Article Text

  1. R. D. Smith1,
  2. M. S. Sachdev1,
  3. C. Tombazzi1,
  4. M. K. Ismail1
  1. 1University of Tennessee, Memphis, Memphis, TN


Background Rectal carcinoids are considered to be neuroendocrine tumors and usually present as a single solitary submucosal nodule. Our study aimed to evaluate the presentation, management, and outcome of all rectal carcinoids diagnosed at our institution.

Methods A retrospective review of endoscopic and pathologic databases was undertaken to identify all cases of rectal carcinoids. Medical records were reviewed for clinical, endoscopic, and surgical treatment. A median follow-up of 26 months (range 1-132 months) was available.

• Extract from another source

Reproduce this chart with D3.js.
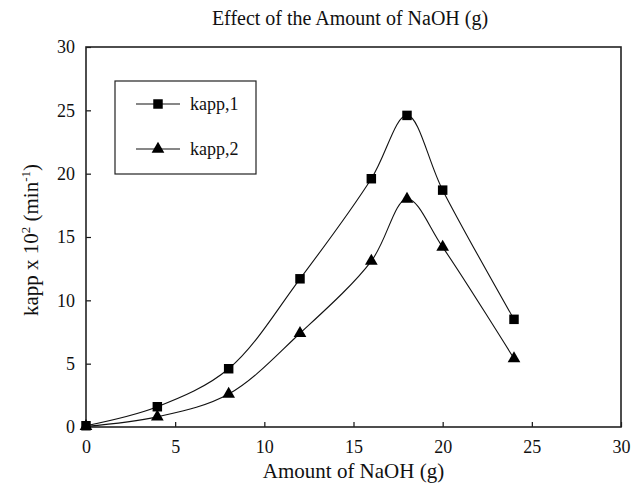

Results Eighteen patients with a median age of 59 years (range 34-80 years) were identified with a diagnosis of rectal carcinoid over 14 years (11/91 to 12/05). All were male and 14 of 18 patients were African American. All patients were asymptomatic, except for one with a rectal lesion and hepatic metastasis. All lesions were identified incidentally during endoscopic examination with the exception of two patients (one with hepatic metastasis and another incidentally noted after surgical resection of rectal adenocarcinoma). On endoscopic examination, rectal carcinoid appeared as yellow/gray or tan submucosal nodules with sizes ranging from 3 to 12 mm, except in one patient with a rectal mass measuring 45 mm. Only two patients underwent an endoscopic ultrasound examination, which revealed lesions limited to the submucosa. Sixteen patients underwent endoscopic resection (hot biopsy/polypectomy with saline injection-band ligation technique). One patient underwent surgery (with positive margins following endoscopic resection). One patient had hepatic metastasis and did not undergo any further therapy. Follow-up endoscopic examination with biopsy for recurrence was negative in 12 patients who underwent follow-up endoscopic examination. During the follow-up three patients died, two of whom as a result of carcinoid.

Conclusion Incidental finding of rectal carcinoids was not an uncommon occurrence. The majority of these lesions were seen among African American males. Endoscopic resection of small carcinoid tumors is usually successful, without any local recurrence. Prospective studies are needed to confirm the findings and role of endoscopic ultrasonography in guiding endoscopic resection of rectal carcinoid.